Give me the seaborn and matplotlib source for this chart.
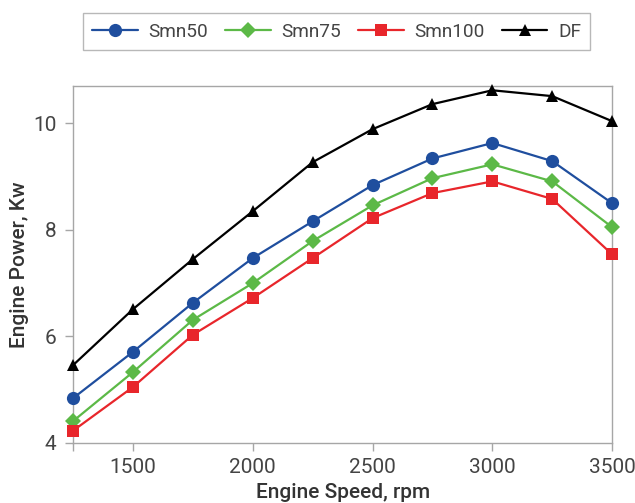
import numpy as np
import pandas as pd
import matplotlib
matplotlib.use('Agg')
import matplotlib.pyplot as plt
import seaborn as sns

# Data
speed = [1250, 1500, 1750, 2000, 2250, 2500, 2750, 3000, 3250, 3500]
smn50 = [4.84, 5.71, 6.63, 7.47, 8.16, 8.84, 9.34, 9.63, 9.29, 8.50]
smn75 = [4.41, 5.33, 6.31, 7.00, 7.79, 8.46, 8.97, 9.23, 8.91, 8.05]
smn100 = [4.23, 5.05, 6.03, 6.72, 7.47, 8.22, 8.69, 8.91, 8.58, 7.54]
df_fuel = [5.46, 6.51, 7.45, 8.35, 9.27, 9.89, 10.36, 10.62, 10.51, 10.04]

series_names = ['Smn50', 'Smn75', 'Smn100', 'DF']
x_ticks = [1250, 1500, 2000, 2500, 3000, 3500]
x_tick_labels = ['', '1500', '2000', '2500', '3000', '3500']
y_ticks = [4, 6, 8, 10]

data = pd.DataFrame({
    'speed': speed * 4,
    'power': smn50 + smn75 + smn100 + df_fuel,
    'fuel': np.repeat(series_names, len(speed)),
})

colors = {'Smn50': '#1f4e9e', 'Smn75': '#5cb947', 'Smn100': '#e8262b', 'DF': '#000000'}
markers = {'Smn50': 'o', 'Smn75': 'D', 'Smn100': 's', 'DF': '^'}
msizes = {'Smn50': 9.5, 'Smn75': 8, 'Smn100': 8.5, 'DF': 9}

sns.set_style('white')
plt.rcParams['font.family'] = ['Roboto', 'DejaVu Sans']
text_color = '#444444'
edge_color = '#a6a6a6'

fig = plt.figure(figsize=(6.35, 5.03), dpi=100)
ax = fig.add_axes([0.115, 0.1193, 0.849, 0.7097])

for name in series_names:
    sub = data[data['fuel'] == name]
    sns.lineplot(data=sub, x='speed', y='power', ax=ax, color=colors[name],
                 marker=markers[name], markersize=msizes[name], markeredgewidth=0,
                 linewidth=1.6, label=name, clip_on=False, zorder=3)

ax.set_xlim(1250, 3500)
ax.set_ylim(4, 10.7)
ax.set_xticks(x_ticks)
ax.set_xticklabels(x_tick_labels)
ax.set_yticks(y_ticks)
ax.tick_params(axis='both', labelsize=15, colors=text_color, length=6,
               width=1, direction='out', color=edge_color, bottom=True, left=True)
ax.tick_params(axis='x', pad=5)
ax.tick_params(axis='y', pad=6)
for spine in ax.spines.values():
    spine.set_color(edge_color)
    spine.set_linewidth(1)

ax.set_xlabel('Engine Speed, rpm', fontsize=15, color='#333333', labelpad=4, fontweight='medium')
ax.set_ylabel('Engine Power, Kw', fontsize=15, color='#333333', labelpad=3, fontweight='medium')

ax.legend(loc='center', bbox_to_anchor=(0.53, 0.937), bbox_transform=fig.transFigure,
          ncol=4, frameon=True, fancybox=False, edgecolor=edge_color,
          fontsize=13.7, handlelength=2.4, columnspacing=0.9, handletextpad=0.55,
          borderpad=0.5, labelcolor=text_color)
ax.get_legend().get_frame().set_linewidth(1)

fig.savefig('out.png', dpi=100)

• [WHAT THE TASK ASKS]: Repeat the data exactly, excluding the pictures.

• [ANSWER TO THIS EXERCISE]:
Give me the seaborn and matplotlib source for this chart.
import numpy as np
import pandas as pd
import matplotlib
matplotlib.use('Agg')
import matplotlib.pyplot as plt
import seaborn as sns

# Data
speed = [1250, 1500, 1750, 2000, 2250, 2500, 2750, 3000, 3250, 3500]
smn50 = [4.84, 5.71, 6.63, 7.47, 8.16, 8.84, 9.34, 9.63, 9.29, 8.50]
smn75 = [4.41, 5.33, 6.31, 7.00, 7.79, 8.46, 8.97, 9.23, 8.91, 8.05]
smn100 = [4.23, 5.05, 6.03, 6.72, 7.47, 8.22, 8.69, 8.91, 8.58, 7.54]
df_fuel = [5.46, 6.51, 7.45, 8.35, 9.27, 9.89, 10.36, 10.62, 10.51, 10.04]

series_names = ['Smn50', 'Smn75', 'Smn100', 'DF']
x_ticks = [1250, 1500, 2000, 2500, 3000, 3500]
x_tick_labels = ['', '1500', '2000', '2500', '3000', '3500']
y_ticks = [4, 6, 8, 10]

data = pd.DataFrame({
    'speed': speed * 4,
    'power': smn50 + smn75 + smn100 + df_fuel,
    'fuel': np.repeat(series_names, len(speed)),
})

colors = {'Smn50': '#1f4e9e', 'Smn75': '#5cb947', 'Smn100': '#e8262b', 'DF': '#000000'}
markers = {'Smn50': 'o', 'Smn75': 'D', 'Smn100': 's', 'DF': '^'}
msizes = {'Smn50': 9.5, 'Smn75': 8, 'Smn100': 8.5, 'DF': 9}

sns.set_style('white')
plt.rcParams['font.family'] = ['Roboto', 'DejaVu Sans']
text_color = '#444444'
edge_color = '#a6a6a6'

fig = plt.figure(figsize=(6.35, 5.03), dpi=100)
ax = fig.add_axes([0.115, 0.1193, 0.849, 0.7097])

for name in series_names:
    sub = data[data['fuel'] == name]
    sns.lineplot(data=sub, x='speed', y='power', ax=ax, color=colors[name],
                 marker=markers[name], markersize=msizes[name], markeredgewidth=0,
                 linewidth=1.6, label=name, clip_on=False, zorder=3)

ax.set_xlim(1250, 3500)
ax.set_ylim(4, 10.7)
ax.set_xticks(x_ticks)
ax.set_xticklabels(x_tick_labels)
ax.set_yticks(y_ticks)
ax.tick_params(axis='both', labelsize=15, colors=text_color, length=6,
               width=1, direction='out', color=edge_color, bottom=True, left=True)
ax.tick_params(axis='x', pad=5)
ax.tick_params(axis='y', pad=6)
for spine in ax.spines.values():
    spine.set_color(edge_color)
    spine.set_linewidth(1)

ax.set_xlabel('Engine Speed, rpm', fontsize=15, color='#333333', labelpad=4, fontweight='medium')
ax.set_ylabel('Engine Power, Kw', fontsize=15, color='#333333', labelpad=3, fontweight='medium')

ax.legend(loc='center', bbox_to_anchor=(0.53, 0.937), bbox_transform=fig.transFigure,
          ncol=4, frameon=True, fancybox=False, edgecolor=edge_color,
          fontsize=13.7, handlelength=2.4, columnspacing=0.9, handletextpad=0.55,
          borderpad=0.5, labelcolor=text_color)
ax.get_legend().get_frame().set_linewidth(1)

fig.savefig('out.png', dpi=100)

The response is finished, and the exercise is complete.